# START OF Material to process
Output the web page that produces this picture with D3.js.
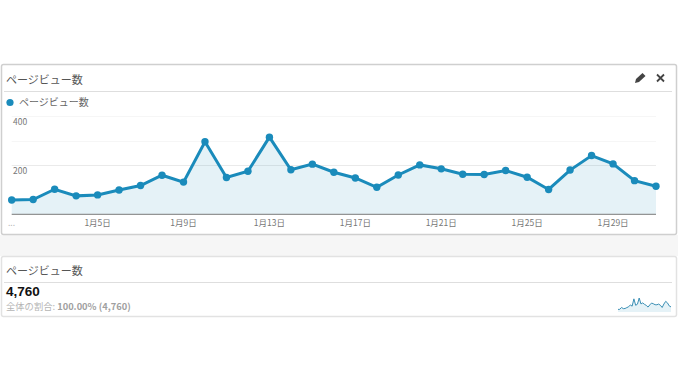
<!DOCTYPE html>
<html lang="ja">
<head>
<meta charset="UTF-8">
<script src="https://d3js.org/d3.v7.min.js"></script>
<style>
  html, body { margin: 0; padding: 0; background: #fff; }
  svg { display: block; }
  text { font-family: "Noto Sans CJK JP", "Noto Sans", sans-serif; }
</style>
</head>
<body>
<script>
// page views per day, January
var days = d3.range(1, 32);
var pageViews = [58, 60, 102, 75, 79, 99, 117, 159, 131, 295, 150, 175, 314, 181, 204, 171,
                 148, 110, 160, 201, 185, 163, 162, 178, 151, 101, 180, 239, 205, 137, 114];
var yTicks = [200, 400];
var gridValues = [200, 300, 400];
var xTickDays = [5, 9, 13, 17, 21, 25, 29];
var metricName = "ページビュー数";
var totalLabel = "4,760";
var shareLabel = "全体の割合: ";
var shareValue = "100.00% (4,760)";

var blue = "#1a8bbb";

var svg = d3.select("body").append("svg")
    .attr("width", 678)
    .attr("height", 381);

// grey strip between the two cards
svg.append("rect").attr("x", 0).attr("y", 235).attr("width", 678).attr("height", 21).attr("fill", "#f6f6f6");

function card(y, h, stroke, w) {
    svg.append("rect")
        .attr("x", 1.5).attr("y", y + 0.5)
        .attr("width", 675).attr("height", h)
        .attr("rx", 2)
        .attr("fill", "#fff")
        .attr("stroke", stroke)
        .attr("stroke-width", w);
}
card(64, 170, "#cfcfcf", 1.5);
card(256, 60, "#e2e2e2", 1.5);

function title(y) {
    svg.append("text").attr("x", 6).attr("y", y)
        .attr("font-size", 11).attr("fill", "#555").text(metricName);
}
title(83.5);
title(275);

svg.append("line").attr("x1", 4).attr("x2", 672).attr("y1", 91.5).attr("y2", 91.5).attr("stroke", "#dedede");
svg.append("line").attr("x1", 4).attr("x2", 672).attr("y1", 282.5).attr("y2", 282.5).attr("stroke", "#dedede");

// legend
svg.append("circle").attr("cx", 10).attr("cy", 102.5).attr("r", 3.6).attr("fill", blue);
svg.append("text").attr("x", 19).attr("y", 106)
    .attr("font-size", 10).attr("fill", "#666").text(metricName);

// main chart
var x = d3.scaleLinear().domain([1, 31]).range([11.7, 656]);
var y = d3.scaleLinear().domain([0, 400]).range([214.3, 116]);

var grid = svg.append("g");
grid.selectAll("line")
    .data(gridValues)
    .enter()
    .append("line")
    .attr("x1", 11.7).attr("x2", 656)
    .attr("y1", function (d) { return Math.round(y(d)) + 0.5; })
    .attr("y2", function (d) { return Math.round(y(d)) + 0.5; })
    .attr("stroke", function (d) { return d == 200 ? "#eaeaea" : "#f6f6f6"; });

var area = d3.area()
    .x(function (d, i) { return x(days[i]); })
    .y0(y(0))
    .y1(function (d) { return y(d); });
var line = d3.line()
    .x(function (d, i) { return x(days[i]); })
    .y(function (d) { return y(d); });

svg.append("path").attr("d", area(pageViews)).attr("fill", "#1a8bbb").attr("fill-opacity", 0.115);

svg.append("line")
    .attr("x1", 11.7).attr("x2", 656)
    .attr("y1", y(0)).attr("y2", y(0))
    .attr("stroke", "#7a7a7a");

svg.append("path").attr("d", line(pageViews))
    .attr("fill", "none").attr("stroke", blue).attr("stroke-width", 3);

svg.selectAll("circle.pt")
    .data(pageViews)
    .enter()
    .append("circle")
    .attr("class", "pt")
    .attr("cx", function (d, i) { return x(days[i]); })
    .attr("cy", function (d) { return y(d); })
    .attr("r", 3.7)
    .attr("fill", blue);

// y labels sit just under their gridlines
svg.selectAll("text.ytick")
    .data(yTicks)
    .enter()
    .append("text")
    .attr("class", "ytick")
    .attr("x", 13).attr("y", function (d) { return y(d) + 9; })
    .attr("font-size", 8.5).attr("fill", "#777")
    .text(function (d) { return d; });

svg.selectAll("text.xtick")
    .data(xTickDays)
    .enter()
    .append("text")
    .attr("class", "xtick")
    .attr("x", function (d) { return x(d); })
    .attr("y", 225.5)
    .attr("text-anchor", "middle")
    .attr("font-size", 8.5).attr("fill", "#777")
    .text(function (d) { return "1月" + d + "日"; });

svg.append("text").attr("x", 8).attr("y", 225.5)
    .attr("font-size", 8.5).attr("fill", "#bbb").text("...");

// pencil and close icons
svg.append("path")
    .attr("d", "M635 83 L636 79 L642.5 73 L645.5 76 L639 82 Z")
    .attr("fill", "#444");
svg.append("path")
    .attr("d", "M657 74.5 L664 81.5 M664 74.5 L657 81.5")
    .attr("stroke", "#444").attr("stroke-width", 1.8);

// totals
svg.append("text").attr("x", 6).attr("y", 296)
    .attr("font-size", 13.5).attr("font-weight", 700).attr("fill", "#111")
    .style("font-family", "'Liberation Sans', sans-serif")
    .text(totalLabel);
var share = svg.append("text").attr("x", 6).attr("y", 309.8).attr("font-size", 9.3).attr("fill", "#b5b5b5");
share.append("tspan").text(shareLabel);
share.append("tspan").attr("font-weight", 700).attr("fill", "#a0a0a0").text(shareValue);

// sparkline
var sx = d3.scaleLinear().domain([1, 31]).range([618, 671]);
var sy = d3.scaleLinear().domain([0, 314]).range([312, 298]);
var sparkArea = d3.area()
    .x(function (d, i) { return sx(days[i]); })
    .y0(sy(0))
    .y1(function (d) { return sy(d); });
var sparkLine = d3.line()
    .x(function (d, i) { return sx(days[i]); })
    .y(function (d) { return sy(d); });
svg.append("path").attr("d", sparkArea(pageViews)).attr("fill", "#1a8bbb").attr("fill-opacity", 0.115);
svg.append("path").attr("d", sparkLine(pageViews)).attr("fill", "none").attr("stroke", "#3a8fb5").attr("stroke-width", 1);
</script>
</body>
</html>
# END OF Material to process
# START OF Material to process
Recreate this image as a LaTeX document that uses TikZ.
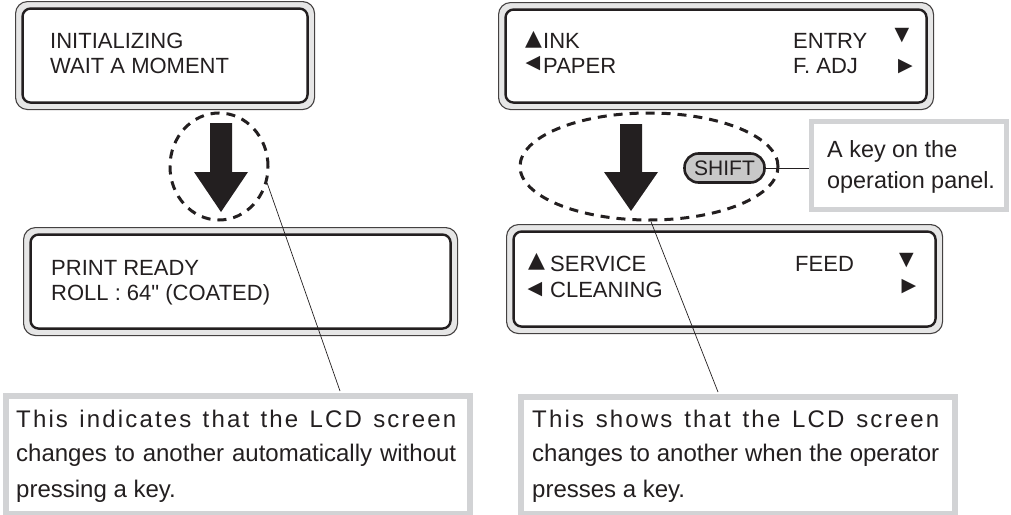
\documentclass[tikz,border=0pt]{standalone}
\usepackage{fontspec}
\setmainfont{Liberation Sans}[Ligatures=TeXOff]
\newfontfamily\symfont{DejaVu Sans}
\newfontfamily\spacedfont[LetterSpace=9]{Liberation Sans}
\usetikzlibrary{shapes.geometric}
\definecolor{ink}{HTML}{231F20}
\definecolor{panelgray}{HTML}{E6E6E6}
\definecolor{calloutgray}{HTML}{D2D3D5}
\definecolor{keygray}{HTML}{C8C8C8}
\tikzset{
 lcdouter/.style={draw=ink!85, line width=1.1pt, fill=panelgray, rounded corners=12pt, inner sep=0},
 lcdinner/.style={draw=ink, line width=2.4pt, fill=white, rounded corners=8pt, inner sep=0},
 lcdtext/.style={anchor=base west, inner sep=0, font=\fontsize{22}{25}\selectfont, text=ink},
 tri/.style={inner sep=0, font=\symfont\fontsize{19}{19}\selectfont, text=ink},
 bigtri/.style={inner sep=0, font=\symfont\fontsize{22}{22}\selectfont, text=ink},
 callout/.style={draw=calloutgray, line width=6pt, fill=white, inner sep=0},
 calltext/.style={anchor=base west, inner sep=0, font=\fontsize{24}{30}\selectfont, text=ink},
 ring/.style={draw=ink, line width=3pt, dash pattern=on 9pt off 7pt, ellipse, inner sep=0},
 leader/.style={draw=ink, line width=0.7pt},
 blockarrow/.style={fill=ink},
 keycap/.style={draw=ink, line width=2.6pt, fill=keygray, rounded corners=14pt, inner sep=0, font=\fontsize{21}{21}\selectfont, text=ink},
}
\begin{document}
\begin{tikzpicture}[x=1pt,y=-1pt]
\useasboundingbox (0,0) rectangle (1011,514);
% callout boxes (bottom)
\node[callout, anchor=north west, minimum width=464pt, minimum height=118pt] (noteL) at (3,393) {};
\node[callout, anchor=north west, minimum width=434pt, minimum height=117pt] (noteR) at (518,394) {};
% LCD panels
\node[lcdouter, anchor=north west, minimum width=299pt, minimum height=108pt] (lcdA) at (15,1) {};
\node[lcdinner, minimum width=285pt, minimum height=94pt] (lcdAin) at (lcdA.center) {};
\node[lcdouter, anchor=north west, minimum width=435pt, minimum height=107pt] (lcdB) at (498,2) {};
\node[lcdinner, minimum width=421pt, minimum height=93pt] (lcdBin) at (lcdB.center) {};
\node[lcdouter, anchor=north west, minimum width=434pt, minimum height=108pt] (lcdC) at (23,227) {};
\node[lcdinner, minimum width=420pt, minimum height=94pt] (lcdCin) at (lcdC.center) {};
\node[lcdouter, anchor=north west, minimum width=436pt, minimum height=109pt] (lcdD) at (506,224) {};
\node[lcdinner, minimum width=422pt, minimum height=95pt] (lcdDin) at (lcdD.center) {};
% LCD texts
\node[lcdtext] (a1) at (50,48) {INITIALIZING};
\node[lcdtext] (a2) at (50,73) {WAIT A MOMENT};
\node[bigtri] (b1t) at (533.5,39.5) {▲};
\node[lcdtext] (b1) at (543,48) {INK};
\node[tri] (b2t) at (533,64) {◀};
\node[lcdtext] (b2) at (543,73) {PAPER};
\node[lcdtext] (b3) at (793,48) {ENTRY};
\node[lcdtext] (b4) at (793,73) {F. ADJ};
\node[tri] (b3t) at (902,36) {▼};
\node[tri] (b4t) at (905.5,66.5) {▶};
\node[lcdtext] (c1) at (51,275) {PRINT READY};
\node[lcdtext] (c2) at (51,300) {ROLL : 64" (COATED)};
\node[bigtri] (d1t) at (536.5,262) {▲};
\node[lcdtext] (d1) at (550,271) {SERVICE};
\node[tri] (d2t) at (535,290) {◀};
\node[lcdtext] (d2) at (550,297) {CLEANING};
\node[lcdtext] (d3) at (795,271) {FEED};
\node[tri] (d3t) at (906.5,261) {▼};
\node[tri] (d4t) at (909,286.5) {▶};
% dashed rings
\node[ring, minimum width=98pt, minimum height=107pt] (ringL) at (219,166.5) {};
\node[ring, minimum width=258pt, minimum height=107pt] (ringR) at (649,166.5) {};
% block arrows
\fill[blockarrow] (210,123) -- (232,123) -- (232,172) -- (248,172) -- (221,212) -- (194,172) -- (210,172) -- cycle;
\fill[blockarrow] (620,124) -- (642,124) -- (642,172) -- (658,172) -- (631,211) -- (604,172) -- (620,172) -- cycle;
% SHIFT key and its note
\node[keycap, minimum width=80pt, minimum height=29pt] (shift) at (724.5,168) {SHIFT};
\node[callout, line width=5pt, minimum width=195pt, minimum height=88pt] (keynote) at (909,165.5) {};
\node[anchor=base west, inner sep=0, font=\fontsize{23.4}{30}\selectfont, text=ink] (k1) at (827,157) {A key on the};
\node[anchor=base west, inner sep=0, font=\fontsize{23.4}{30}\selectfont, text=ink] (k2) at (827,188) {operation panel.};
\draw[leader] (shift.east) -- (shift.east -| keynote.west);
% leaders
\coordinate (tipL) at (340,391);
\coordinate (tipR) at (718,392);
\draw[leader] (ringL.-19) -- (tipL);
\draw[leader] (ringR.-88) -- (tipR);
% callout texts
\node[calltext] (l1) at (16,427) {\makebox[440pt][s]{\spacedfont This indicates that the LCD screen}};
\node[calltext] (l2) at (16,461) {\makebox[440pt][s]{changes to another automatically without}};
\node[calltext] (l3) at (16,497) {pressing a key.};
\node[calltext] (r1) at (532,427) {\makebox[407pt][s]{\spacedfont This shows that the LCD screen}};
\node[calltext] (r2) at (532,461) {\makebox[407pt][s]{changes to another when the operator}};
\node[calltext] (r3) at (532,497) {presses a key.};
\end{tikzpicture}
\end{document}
# END OF Material to process
Work to be completed: Filter the records above for lines containing the word "that", and copy those lines.

Reply:
Output the web page that produces this picture with D3.js.
Recreate this image as a LaTeX document that uses TikZ.
\node[calltext] (l1) at (16,427) {\makebox[440pt][s]{\spacedfont This indicates that the LCD screen}};
\node[calltext] (r1) at (532,427) {\makebox[407pt][s]{\spacedfont This shows that the LCD screen}};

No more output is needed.